Grand Hotel Plaza Roma, chiesto il rinvio a giudizio del papà della fidanzata del presidente Conte
Un manager del Grand Hotel Plaza di Roma, un lussuoso albergo di via del Corso, è accusato di peculato. Secondo i pm non avrebbe versato la tassa di soggiorno pagata dai clienti, che invece dovrebbe finire nelle casse del Campidoglio. Una cifra che ammonta a circa due milioni di euro e riguarderebbe il mancato versamento delle quote per cinque anni, tra il 2014 e il 2018. Poco più di 300mila euro nel 2014, 545mila euro nel 2015, 5063mila nel 2016 e così via.
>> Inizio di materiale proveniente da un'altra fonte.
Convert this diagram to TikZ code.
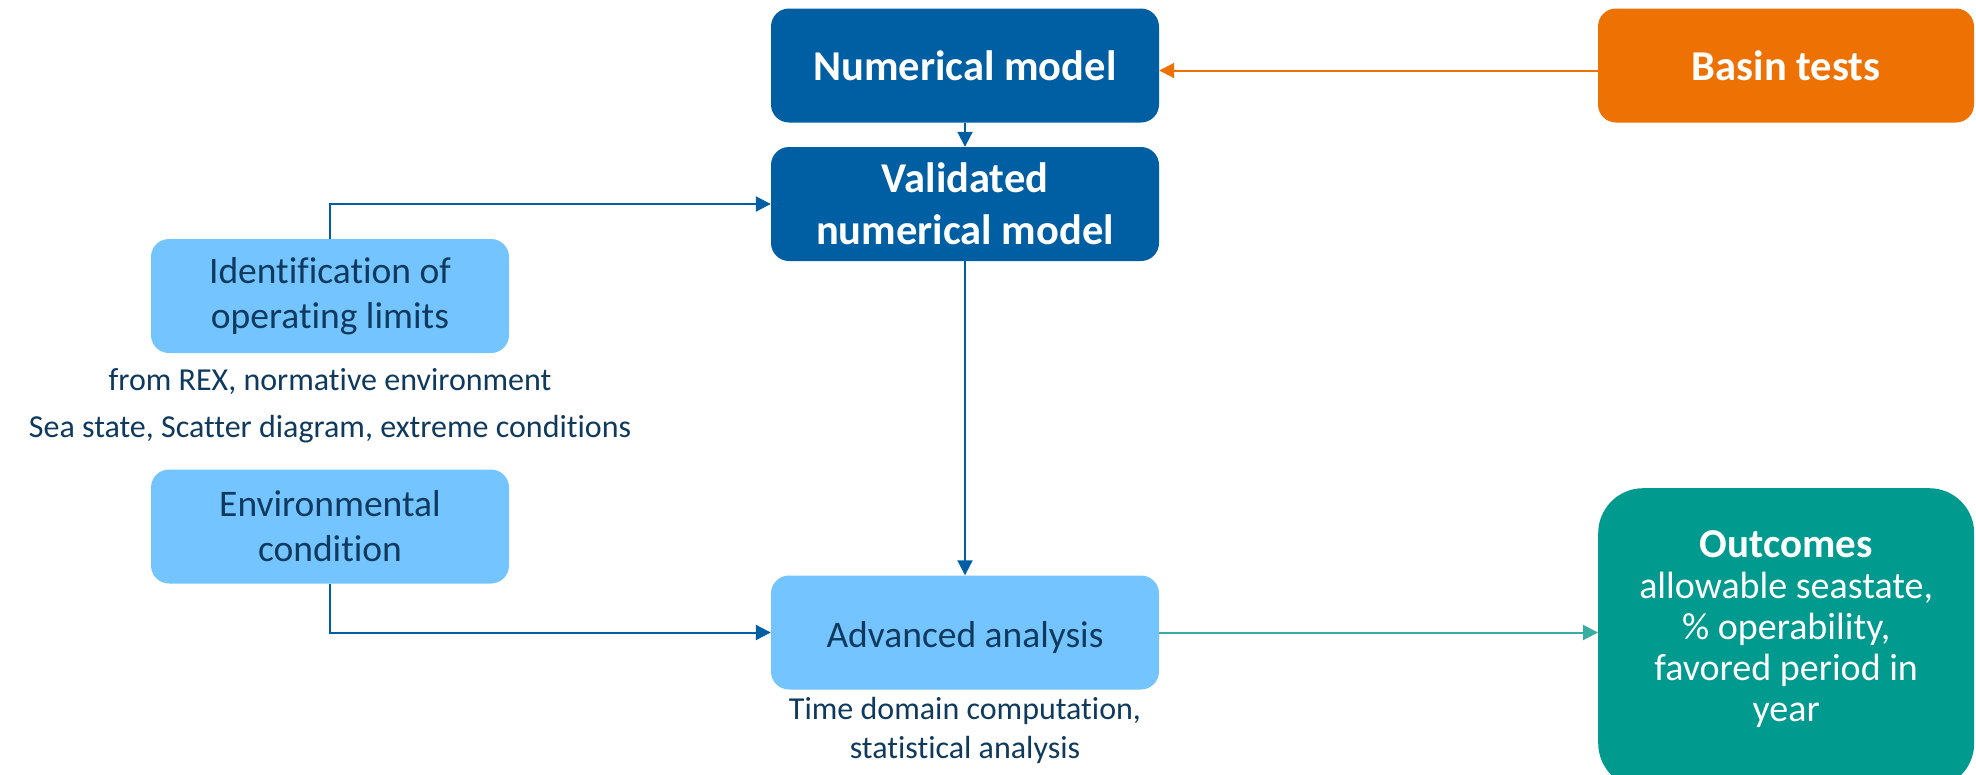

Totale esatto: 2milioni e 47mila euro. Il pubblico ministero, riporta il Corriere della Sera, ha chiesto il rinvio a giudizio per l'uomo, che tra l'altro è il padre della fidanzata del presidente del Consiglio, Giuseppe Conte. Insieme a lui sono accusate altre 40 persone, tra proprietari e gestori di hotel e bed & breakfast della Capitale, colpevoli anche loro, secondo i pm della procura di Roma, di non aver versato le quote dovute al Campidoglio. Stesso destino, infatti, è toccato all'hotel Majestic di via Veneto, un altro hotel di lusso della Capitale. La fidanzata del premier, tra l'altro, lavora tuttora nell'hotel di famiglia.
Il Grand Hotel Plaza si trova nell’antico Palazzo Lozzano di Via del Corso, progettato dall’Architetto Antonio Sarti intorno al 1834 e finito di realizzare nel 1837. Si tratta di un hotel a 5 stelle lusso.
Le indagini sul Gran Hotel Plaza e su altri hotel romani
Le indagini sono state coordinate dagli agenti del Nucleo Antievasione e Antielusione Fiscale del Comando Generale dei vigili urbani. "Il Comando Generale si rivolge ai titolari delle attività ricettive non in regola con il pagamento dei tributi: l’invito è quello di presentarsi presso la sede del Comando, in via della Consolazione, per denunciare il mancato versamento del contributo di soggiorno. Gli accertamenti andranno avanti e continueranno le denunce per stanare questi evasori", l'appello dei vigili ai proprietari degli alberghi. Tutti gli albergatori romani devono chiedere ai clienti una tassa di soggiorno di sette euro a notte e poi devono versare la stessa quota nelle casse del Campidoglio. Una procedura che, evidentemente, non tutto seguono.